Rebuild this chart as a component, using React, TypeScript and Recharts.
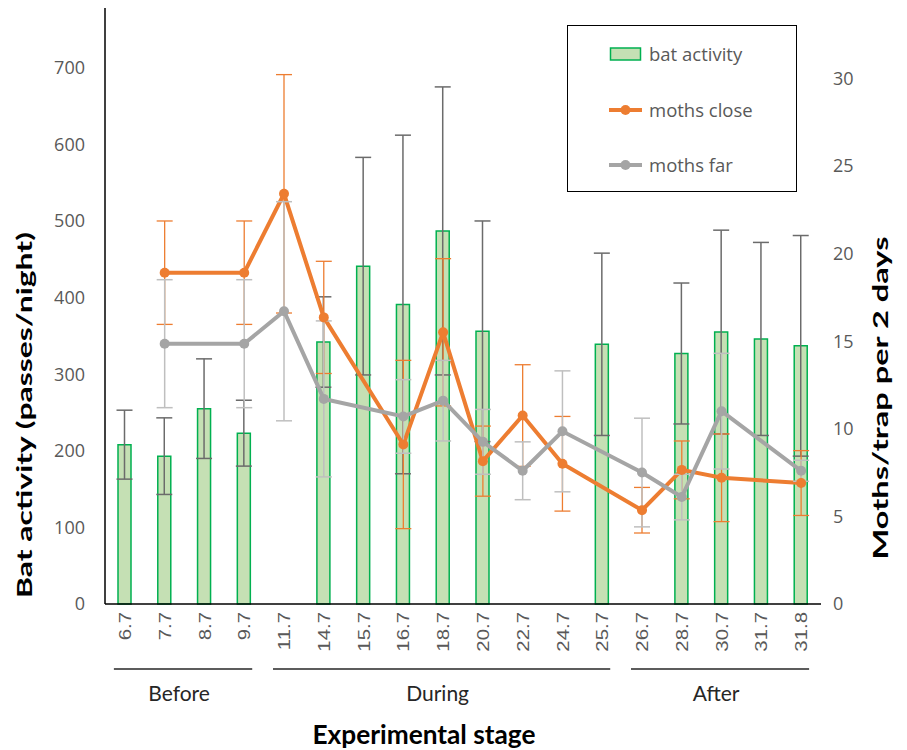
import React from 'react';
import { ComposedChart, Bar, Line, XAxis, YAxis, ErrorBar, Legend } from 'recharts';

const categories = ['6.7', '7.7', '8.7', '9.7', '11.7', '14.7', '15.7', '16.7', '18.7', '20.7', '22.7', '24.7', '25.7', '26.7', '28.7', '30.7', '31.7', '31.8'];
const batActivity = [208, 193, 255, 223, null, 342, 441, 391, 487, 356, null, null, 339, null, 327, 355, 346, 337];
const batError = [45, 50, 65, 43, null, 59, 142, 221, 188, 144, null, null, 119, null, 92, 133, 126, 144];
const mothsClose = [null, 18.9, null, 18.9, 23.4, 16.35, null, 9.1, 15.5, 8.15, 10.75, 8.0, null, 5.35, 7.65, 7.2, null, 6.9];
const mothsCloseError = [null, 2.95, null, 2.95, 6.8, 3.2, null, 4.8, 4.2, 2.0, 2.9, 2.7, null, 1.3, 1.65, 2.5, null, 1.85];
const mothsFar = [null, 14.85, null, 14.85, 16.7, 11.7, null, 10.7, 11.6, 9.25, 7.6, 9.85, null, 7.5, 6.1, 11.0, null, 7.6];
const mothsFarError = [null, 3.65, null, 3.65, 6.25, 4.45, null, 2.1, 2.3, 1.85, 1.65, 3.45, null, 3.1, 1.3, 3.3, null, 0.6];

const leftTicks = [0, 100, 200, 300, 400, 500, 600, 700];
const rightTicks = [0, 5, 10, 15, 20, 25, 30];

const groupNames = ['Before', 'During', 'After'];
const groupStart = ['6.7', '11.7', '26.7'];
const groupEnd = ['9.7', '25.7', '31.8'];

const data = categories.map((c, i) => ({
  label: c,
  bat: batActivity[i],
  batErr: batError[i] == null ? undefined : batError[i],
  close: mothsClose[i],
  closeErr: mothsCloseError[i] == null ? undefined : mothsCloseError[i],
  far: mothsFar[i],
  farErr: mothsFarError[i] == null ? undefined : mothsFarError[i],
}));

const W = 907;
const H = 750;
const PLOT_LEFT = 105;
const PLOT_RIGHT = 821;
const PLOT_TOP = 8;
const PLOT_BOTTOM = 604;

const ORANGE = '#ED7D31';
const GRAY = '#A5A5A5';
const GREEN_FILL = '#C5E0B4';
const GREEN_STROKE = '#00B050';
const TICK_COLOR = '#595959';

const LeftTick = (props: any) => {
  const { x, y, payload } = props;
  return (
    <text x={x - 20} y={y} dy="0.36em" textAnchor="end" fontFamily="Open Sans" fontSize={18} fill={TICK_COLOR}>
      {payload.value}
    </text>
  );
};

const RightTick = (props: any) => {
  const { x, y, payload } = props;
  return (
    <text x={x + 12} y={y} dy="0.36em" textAnchor="start" fontFamily="Open Sans" fontSize={18} fill={TICK_COLOR}>
      {payload.value}
    </text>
  );
};

const BottomTick = (props: any) => {
  const { x, y, payload } = props;
  return (
    <g transform={`translate(${x},${y + 8}) rotate(-90) scale(1.2,1)`}>
      <text x={0} y={0} dy="0.36em" textAnchor="end" fontFamily="Liberation Sans" fontSize={17} fill={TICK_COLOR}>
        {payload.value}
      </text>
    </g>
  );
};

const LegendContent = (props: any) => {
  const payload = props.payload || [];
  const rows = [28, 84, 139];
  return (
    <div
      style={{
        position: 'relative',
        width: 230,
        height: 167,
        border: '1.5px solid #000',
        boxSizing: 'border-box',
        background: '#fff',
      }}
    >
      {payload.map((p: any, i: number) => {
        const isBar = p.type === 'rect' || p.dataKey === 'bat';
        return (
          <div key={i} style={{ position: 'absolute', left: 0, top: rows[i] - 12, height: 24, width: '100%' }}>
            <svg width={40} height={24} style={{ position: 'absolute', left: 40, top: 0 }}>
              {isBar ? (
                <rect x={2.5} y={6} width={30} height={12} fill={GREEN_FILL} stroke={GREEN_STROKE} strokeWidth={1.5} />
              ) : (
                <g>
                  <line x1={1} y1={12} x2={34} y2={12} stroke={p.color} strokeWidth={4} />
                  <circle cx={17.5} cy={12} r={5} fill={p.color} />
                </g>
              )}
            </svg>
            <span
              style={{
                position: 'absolute',
                left: 81,
                top: 0,
                lineHeight: '24px',
                fontFamily: 'Open Sans',
                fontSize: 18.5,
                color: TICK_COLOR,
                whiteSpace: 'nowrap',
              }}
            >
              {p.value}
            </span>
          </div>
        );
      })}
    </div>
  );
};

const band = (PLOT_RIGHT - PLOT_LEFT) / categories.length;
const center = (label: string) => PLOT_LEFT + band * (categories.indexOf(label) + 0.5);

export default function App() {
  return (
    <div style={{ position: 'fixed', left: 0, top: 0, width: W, height: H, background: '#fff', overflow: 'hidden' }}>
      <ComposedChart width={W} height={H} data={data} margin={{ top: PLOT_TOP, right: 0, bottom: 0, left: 0 }}>
        <XAxis
          dataKey="label"
          xAxisId="x"
          height={H - PLOT_BOTTOM}
          tickLine={false}
          tickSize={0}
          tickMargin={0}
          axisLine={{ stroke: '#000', strokeWidth: 1.5 }}
          interval={0}
          tick={<BottomTick />}
        />
        <YAxis
          yAxisId="left"
          orientation="left"
          width={PLOT_LEFT}
          domain={[0, 778]}
          ticks={leftTicks}
          tickLine={false}
          tickSize={0}
          tickMargin={0}
          axisLine={{ stroke: '#000', strokeWidth: 1.5 }}
          tick={<LeftTick />}
          interval={0}
        />
        <YAxis
          yAxisId="right"
          orientation="right"
          width={W - PLOT_RIGHT}
          domain={[0, 34]}
          ticks={rightTicks}
          tickLine={false}
          tickSize={0}
          tickMargin={0}
          axisLine={false}
          tick={<RightTick />}
          interval={0}
        />
        <Legend
          layout="vertical"
          align="center"
          verticalAlign="middle"
          content={<LegendContent />}
          wrapperStyle={{ position: 'absolute', left: 567, top: 25, width: 230, height: 167, margin: 0 }}
        />
        <Bar
          xAxisId="x"
          yAxisId="left"
          dataKey="bat"
          name="bat activity"
          barSize={13}
          fill={GREEN_FILL}
          stroke={GREEN_STROKE}
          strokeWidth={1.5}
          isAnimationActive={false}
        >
          <ErrorBar dataKey="batErr" width={8} stroke="#6B6B6B" strokeWidth={1.5} />
        </Bar>
        <Line
          xAxisId="x"
          yAxisId="right"
          dataKey="close"
          name="moths close"
          stroke={ORANGE}
          strokeWidth={4}
          dot={{ r: 5, fill: ORANGE, stroke: ORANGE, strokeWidth: 0 }}
          activeDot={false}
          connectNulls
          isAnimationActive={false}
        >
          <ErrorBar dataKey="closeErr" width={8} stroke={ORANGE} strokeWidth={1.3} />
        </Line>
        <Line
          xAxisId="x"
          yAxisId="right"
          dataKey="far"
          name="moths far"
          stroke={GRAY}
          strokeWidth={4}
          dot={{ r: 5, fill: GRAY, stroke: GRAY, strokeWidth: 0 }}
          activeDot={false}
          connectNulls
          isAnimationActive={false}
        >
          <ErrorBar dataKey="farErr" width={8} stroke="#BFBFBF" strokeWidth={1.5} />
        </Line>
      </ComposedChart>
      <svg width={W} height={H} style={{ position: 'absolute', left: 0, top: 0, pointerEvents: 'none' }}>
        {groupNames.map((g, i) => {
          const x1 = center(groupStart[i]) - 11;
          const x2 = center(groupEnd[i]) + 8;
          return (
            <g key={g}>
              <line x1={x1} y1={669} x2={x2} y2={669} stroke="#262626" strokeWidth={1.5} />
              <text x={(x1 + x2) / 2 - 4} y={694} dy="0.35em" textAnchor="middle" fontFamily="Lato" fontSize={21} fill="#262626">
                {g}
              </text>
            </g>
          );
        })}
        <text
          x={424}
          y={735}
          dy="0.35em"
          textAnchor="middle"
          fontFamily="Lato"
          fontWeight="bold"
          fontSize={26}
          fill="#000"
          textLength={223}
          lengthAdjust="spacingAndGlyphs"
        >
          Experimental stage
        </text>
        <text
          transform="translate(25,415) rotate(-90)"
          textAnchor="middle"
          dy="0.35em"
          fontFamily="Lato"
          fontWeight="bold"
          fontSize={21}
          fill="#000"
          textLength={366}
          lengthAdjust="spacingAndGlyphs"
        >
          Bat activity (passes/night)
        </text>
        <text
          transform="translate(881,398) rotate(-90)"
          textAnchor="middle"
          dy="0.35em"
          fontFamily="Lato"
          fontWeight="bold"
          fontSize={20}
          fill="#000"
          textLength={323}
          lengthAdjust="spacingAndGlyphs"
        >
          Moths/trap per 2 days
        </text>
      </svg>
    </div>
  );
}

▬▬▬

■ **WHAT YOU HAVE TO DO**:
Exactly as they appear, print the lines of the listing above from its first line through the line that contains "YAxis, ErrorBar, Legend", minus the pictures.

■ **ANSWER TO THE PROBLEM**:
Rebuild this chart as a component, using React, TypeScript and Recharts.
import React from 'react';
import { ComposedChart, Bar, Line, XAxis, YAxis, ErrorBar, Legend } from 'recharts';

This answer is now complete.